Your instructions>
Retype, please, the listing from its opening line through the line that contains "const inertiaMinor = [-0.3, -0.1, 0.1, 0.3, 0.5, 0.7, 0.9];", both included, without the pictures.

Data block>
-- Begin --

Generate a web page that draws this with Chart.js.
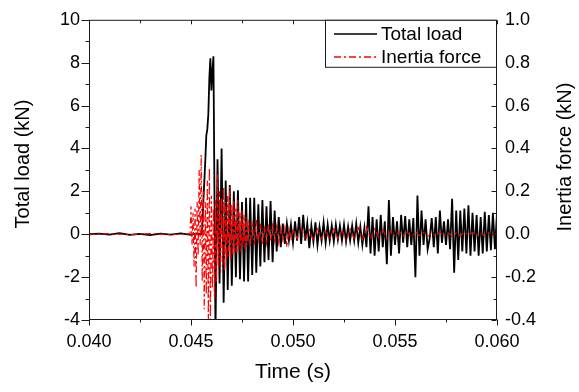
<!DOCTYPE html>
<html>
<head>
<meta charset="utf-8">
<script src="https://cdn.jsdelivr.net/npm/chart.js@4.4.1/dist/chart.umd.min.js"></script>
<style>
  html, body { margin: 0; padding: 0; background: #fff; }
  #wrap { width: 579px; height: 392px; }
</style>
</head>
<body>
<div id="wrap"><canvas id="chart" width="579" height="392"></canvas></div>
<script>
// axis ticks
const timeTicks = [0.040, 0.045, 0.050, 0.055, 0.060];
const timeMinor = [0.0425, 0.0475, 0.0525, 0.0575];
const loadTicks = [-4, -2, 0, 2, 4, 6, 8, 10];
const loadMinor = [-3, -1, 1, 3, 5, 7, 9];
const inertiaTicks = [-0.4, -0.2, 0.0, 0.2, 0.4, 0.6, 0.8, 1.0];
const inertiaMinor = [-0.3, -0.1, 0.1, 0.3, 0.5, 0.7, 0.9];

// Total load (kN)
const totalTime = [
  0.0400, 0.0405, 0.0410, 0.0415, 0.0420, 0.0425, 0.0430, 0.0435, 0.0440, 0.0445, 0.0450, 0.04525, 0.0455,
  0.04555, 0.0456, 0.0457, 0.04575, 0.0458, 0.04585, 0.0459, 0.04595, 0.0460, 0.04605, 0.0461,
  0.0462, 0.0463, 0.0464, 0.0465, 0.0466, 0.0467, 0.0468, 0.0469, 0.0470, 0.0471,
  0.0472, 0.0473, 0.0474, 0.0475, 0.0476, 0.0477, 0.0478, 0.0479, 0.0480, 0.0481,
  0.0482, 0.0483, 0.0484, 0.0485, 0.0486, 0.0487, 0.0488, 0.0489, 0.0490, 0.0491,
  0.0492, 0.0493, 0.0494, 0.0495, 0.0496, 0.0497, 0.0498, 0.0499, 0.0500,
  0.0501, 0.0502, 0.0503, 0.0504, 0.0505, 0.0506, 0.0507, 0.0508, 0.0509, 0.0510,
  0.0511, 0.0512, 0.0513, 0.0514, 0.0515, 0.0516, 0.0517, 0.0518, 0.0519, 0.0520,
  0.0521, 0.0522, 0.0523, 0.0524, 0.0525, 0.0526, 0.0527, 0.0528, 0.0529, 0.0530,
  0.0531, 0.0532, 0.0533, 0.0534, 0.0535, 0.0536, 0.0537, 0.0538, 0.0539, 0.0540,
  0.0541, 0.0542, 0.0543, 0.0544, 0.0545, 0.0546, 0.0547, 0.0548, 0.0549, 0.0550,
  0.0551, 0.0552, 0.0553, 0.0554, 0.0555, 0.0556, 0.0557, 0.0558, 0.0559, 0.0560,
  0.0561, 0.0562, 0.0563, 0.0564, 0.0565, 0.0566, 0.0567, 0.0568, 0.0569, 0.0570,
  0.0571, 0.0572, 0.0573, 0.0574, 0.0575, 0.0576, 0.0577, 0.0578, 0.0579, 0.0580,
  0.0581, 0.0582, 0.0583, 0.0584, 0.0585, 0.0586, 0.0587, 0.0588, 0.0589, 0.0590,
  0.0591, 0.0592, 0.0593, 0.0594, 0.0595, 0.0596, 0.0597, 0.0598, 0.0599, 0.0600
];
const totalLoad = [
  0.00, 0.03, -0.02, 0.05, -0.03, 0.02, -0.04, 0.03, -0.02, 0.04, -0.03, 0.04, 0.00,
  0.3, 1.4, 3.4, 4.6, 4.9, 5.6, 7.3, 8.2, 6.7, 7.6, 8.3,
  -4.6, 3.5, -2.3, 4.0, -3.2, 2.5, -2.6, 2.3, -2.4, 2.0,
  -2.0, 2.05, -2.1, 1.5, -2.2, 1.7, -2.2, 1.7, -1.9, 1.7,
  -1.8, 1.4, -1.5, 1.6, -1.3, 1.3, -1.2, 1.55, -1.3, 1.1,
  -0.8, 0.8, -0.6, 0.5, -0.45, 0.5, -0.3, 0.45, -0.4,
  0.6, -0.3, 0.8, -0.45, 0.9, -0.3, 0.5, -0.65, 0.4, -0.35,
  0.55, -0.5, 0.35, -0.3, 0.55, -0.4, 0.45, -0.3, 0.4, -0.35,
  0.45, -0.25, 0.4, -0.3, 0.45, -0.35, 0.35, -0.3, 0.4, -0.3,
  0.5, -0.4, 0.35, -0.5, 0.3, -0.6, 1.3, -0.9, 0.8, -1.0,
  0.7, -0.8, 0.9, -0.6, 0.6, -1.4, 1.6, -1.0, 0.8, -0.5,
  0.6, -0.9, 0.9, -0.4, 0.85, -0.6, 0.7, -0.5, 0.75, -2.0,
  1.8, -1.0, 1.1, -0.5, 0.7, -0.7, -0.2, 0.75, -0.6, 0.8,
  -0.9, 1.1, -0.4, 0.6, -0.5, 0.7, -0.7, 1.65, -1.8, 1.1,
  -1.2, 1.1, -0.8, 1.2, -0.9, 1.35, -1.0, 1.0, -0.8, 0.9,
  -1.0, 0.8, -0.9, 1.05, -0.8, 0.9, -0.75, 1.0, -0.7, 1.0
];

// Inertia force (kN), right axis
const inertiaTime = [
  0.0400, 0.0410, 0.0420, 0.0430, 0.0440, 0.0449,
  0.04495, 0.0450, 0.04505, 0.0451, 0.04515, 0.0452, 0.04525, 0.0453, 0.04535, 0.0454,
  0.04545, 0.0455, 0.04555, 0.0456, 0.04565, 0.0457, 0.04575, 0.0458, 0.04585, 0.0459,
  0.04595, 0.0460, 0.04605, 0.0461, 0.04615, 0.0462, 0.04625, 0.0463, 0.04635, 0.0464,
  0.04645, 0.0465, 0.04655, 0.0466, 0.04665, 0.0467, 0.04675, 0.0468, 0.04685, 0.0469,
  0.04695, 0.0470, 0.04705, 0.0471, 0.04715, 0.0472, 0.04725, 0.0473, 0.04735, 0.0474,
  0.04745, 0.0475, 0.04755, 0.0476, 0.04765, 0.0477, 0.04775, 0.0478,
  0.0479, 0.0480, 0.0481, 0.0482, 0.0483, 0.0484, 0.0485, 0.0486, 0.0487, 0.0488,
  0.0489, 0.0490, 0.0491, 0.0492, 0.0493, 0.0494, 0.0495, 0.0496, 0.0497, 0.0498, 0.0499, 0.0500,
  0.0502, 0.0504, 0.0506, 0.0508, 0.0510, 0.0512, 0.0514, 0.0516, 0.0518, 0.0520,
  0.0522, 0.0524, 0.0526, 0.0528, 0.0530, 0.0532, 0.0534, 0.0536, 0.0538, 0.0540,
  0.0542, 0.0544, 0.0546, 0.0548, 0.0550, 0.0552, 0.0554, 0.0556, 0.0558, 0.0560,
  0.0562, 0.0564, 0.0566, 0.0568, 0.0570, 0.0572, 0.0574, 0.0576, 0.0578, 0.0580,
  0.0582, 0.0584, 0.0586, 0.0588, 0.0590, 0.0592, 0.0594, 0.0596, 0.0598, 0.0600
];
const inertiaForce = [
  0.000, 0.003, -0.002, 0.003, -0.002, 0.002,
  0.0, 0.13, -0.05, 0.10, -0.15, 0.12, -0.25, 0.15, -0.10, 0.30,
  -0.05, 0.37, -0.22, 0.20, -0.35, 0.15, -0.28, 0.25, -0.40, 0.31,
  -0.42, 0.18, -0.25, 0.12, -0.30, 0.16, -0.22, 0.28, -0.15, 0.20,
  -0.18, 0.17, -0.14, 0.22, -0.17, 0.15, -0.12, 0.18, -0.10, 0.22,
  -0.12, 0.14, -0.10, 0.16, -0.08, 0.12, -0.09, 0.16, -0.07, 0.10,
  -0.08, 0.11, -0.06, 0.09, -0.07, 0.08, -0.05, 0.07,
  -0.06, 0.06, -0.05, 0.07, -0.04, 0.05, -0.05, 0.04, -0.04, 0.05,
  -0.035, 0.04, -0.03, 0.035, -0.04, 0.03, -0.025, 0.03, -0.06, 0.025, -0.03, 0.025,
  -0.02, 0.03, -0.025, 0.02, -0.03, 0.025, -0.02, 0.02, -0.025, 0.03,
  -0.02, 0.02, -0.03, 0.025, -0.02, 0.03, -0.025, 0.035, -0.02, 0.025,
  -0.015, 0.02, -0.02, 0.015, -0.01, 0.012, -0.008, 0.01, -0.012, 0.01,
  -0.006, 0.008, -0.01, 0.006, -0.008, 0.01, -0.006, 0.008, -0.01, 0.006,
  -0.008, 0.01, -0.005, 0.008, -0.006, 0.007, -0.008, 0.006, -0.005, 0.004
];

const FONT = '"Liberation Sans", Arial, sans-serif';
Chart.defaults.font.family = FONT;
Chart.defaults.color = '#000';

function pairs(xs, ys) {
  return xs.map((x, i) => ({ x: x, y: ys[i] }));
}

// frame, tick marks, axis titles and the boxed legend
const framePlugin = {
  id: 'frame',
  afterDraw(chart) {
    const ctx = chart.ctx;
    const a = chart.chartArea;
    const sx = chart.scales.x, sl = chart.scales.y, sr = chart.scales.y2;
    const L = a.left + 0.5, R = a.right - 0.5, T = a.top + 0.5, B = a.bottom - 0.5;

    ctx.save();
    ctx.strokeStyle = '#1a1a1a';
    ctx.lineWidth = 1;
    ctx.setLineDash([]);
    ctx.strokeRect(L, T, R - L, B - T);

    function seg(x1, y1, x2, y2) {
      ctx.beginPath(); ctx.moveTo(x1, y1); ctx.lineTo(x2, y2); ctx.stroke();
    }
    timeTicks.forEach(v => {
      const px = Math.round(sx.getPixelForValue(v)) + 0.5;
      seg(px, B, px, B + 6);
      seg(px, T, px, T + 4);
    });
    timeMinor.forEach(v => {
      const px = Math.round(sx.getPixelForValue(v)) + 0.5;
      seg(px, B, px, B + 3);
      seg(px, T, px, T + 3);
    });
    loadTicks.forEach(v => {
      const py = Math.round(sl.getPixelForValue(v)) + 0.5;
      seg(L - 8, py, L, py);
    });
    loadMinor.forEach(v => {
      const py = Math.round(sl.getPixelForValue(v)) + 0.5;
      seg(L - 4, py, L, py);
    });
    inertiaTicks.forEach(v => {
      const py = Math.round(sr.getPixelForValue(v)) + 0.5;
      seg(R - 5, py, R, py);
    });
    inertiaMinor.forEach(v => {
      const py = Math.round(sr.getPixelForValue(v)) + 0.5;
      seg(R - 3, py, R, py);
    });

    // legend box
    ctx.fillStyle = '#fff';
    ctx.fillRect(325.5, T, R - 325.5, 47);
    ctx.strokeRect(325.5, T, R - 325.5, 47);
    ctx.lineWidth = 1.5;
    ctx.strokeStyle = '#000';
    seg(334, 34, 377, 34);
    ctx.strokeStyle = '#ff0000';
    ctx.setLineDash([7, 3, 2, 3]);
    seg(334, 57, 377, 57);
    ctx.setLineDash([]);
    ctx.fillStyle = '#000';
    ctx.font = '19px ' + FONT;
    ctx.textAlign = 'left';
    ctx.textBaseline = 'alphabetic';
    ctx.fillText('Total load', 381, 40);
    ctx.fillText('Inertia force', 381, 63);

    // axis titles
    ctx.font = '21px ' + FONT;
    ctx.textAlign = 'center';
    ctx.textBaseline = 'middle';
    ctx.fillText('Time (s)', (a.left + a.right) / 2, 372);
    ctx.font = '20px ' + FONT;
    ctx.save();
    ctx.translate(23, 164);
    ctx.rotate(-Math.PI / 2);
    ctx.fillText('Total load (kN)', 0, 0);
    ctx.restore();
    ctx.save();
    ctx.translate(565, 157);
    ctx.rotate(-Math.PI / 2);
    ctx.fillText('Inertia force (kN)', 0, 0);
    ctx.restore();
    ctx.restore();
  }
};

new Chart(document.getElementById('chart'), {
  type: 'line',
  data: {
    datasets: [{
      label: 'Total load',
      data: pairs(totalTime, totalLoad),
      borderColor: '#000',
      borderWidth: 1.8,
      pointRadius: 0,
      tension: 0,
      yAxisID: 'y',
      order: 1
    }, {
      label: 'Inertia force',
      data: pairs(inertiaTime, inertiaForce),
      borderColor: '#ff0000',
      borderWidth: 1.2,
      borderDash: [6, 3, 2, 3],
      pointRadius: 0,
      tension: 0,
      yAxisID: 'y2',
      order: 0
    }]
  },
  options: {
    responsive: false,
    animation: false,
    events: [],
    layout: { padding: { top: 19, left: 0, right: 0, bottom: 0 } },
    plugins: {
      legend: { display: false },
      tooltip: { enabled: false }
    },
    scales: {
      x: {
        type: 'linear',
        position: 'bottom',
        min: 0.040,
        max: 0.060,
        grid: { display: false, drawTicks: false },
        border: { display: false },
        afterBuildTicks: s => { s.ticks = timeTicks.map(v => ({ value: v })); },
        afterFit: s => { s.height = 72; },
        ticks: {
          font: { size: 18 },
          padding: 11,
          maxRotation: 0,
          autoSkip: false,
          callback: v => Number(v).toFixed(3)
        }
      },
      y: {
        position: 'left',
        min: -4,
        max: 10,
        grid: { display: false, drawTicks: false },
        border: { display: false },
        afterBuildTicks: s => { s.ticks = loadTicks.map(v => ({ value: v })); },
        afterFit: s => { s.width = 89; },
        ticks: {
          font: { size: 18 },
          padding: 9,
          autoSkip: false,
          callback: v => String(v)
        }
      },
      y2: {
        position: 'right',
        min: -0.4,
        max: 1.0,
        grid: { display: false, drawTicks: false },
        border: { display: false },
        afterBuildTicks: s => { s.ticks = inertiaTicks.map(v => ({ value: v })); },
        afterFit: s => { s.width = 82; },
        ticks: {
          font: { size: 18 },
          padding: 8,
          autoSkip: false,
          callback: v => Number(v).toFixed(1)
        }
      }
    }
  },
  plugins: [framePlugin]
});
</script>
</body>
</html>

-- End --

Result of this task>
Generate a web page that draws this with Chart.js.
<!DOCTYPE html>
<html>
<head>
<meta charset="utf-8">
<script src="https://cdn.jsdelivr.net/npm/chart.js@4.4.1/dist/chart.umd.min.js"></script>
<style>
  html, body { margin: 0; padding: 0; background: #fff; }
  #wrap { width: 579px; height: 392px; }
</style>
</head>
<body>
<div id="wrap"><canvas id="chart" width="579" height="392"></canvas></div>
<script>
// axis ticks
const timeTicks = [0.040, 0.045, 0.050, 0.055, 0.060];
const timeMinor = [0.0425, 0.0475, 0.0525, 0.0575];
const loadTicks = [-4, -2, 0, 2, 4, 6, 8, 10];
const loadMinor = [-3, -1, 1, 3, 5, 7, 9];
const inertiaTicks = [-0.4, -0.2, 0.0, 0.2, 0.4, 0.6, 0.8, 1.0];
const inertiaMinor = [-0.3, -0.1, 0.1, 0.3, 0.5, 0.7, 0.9];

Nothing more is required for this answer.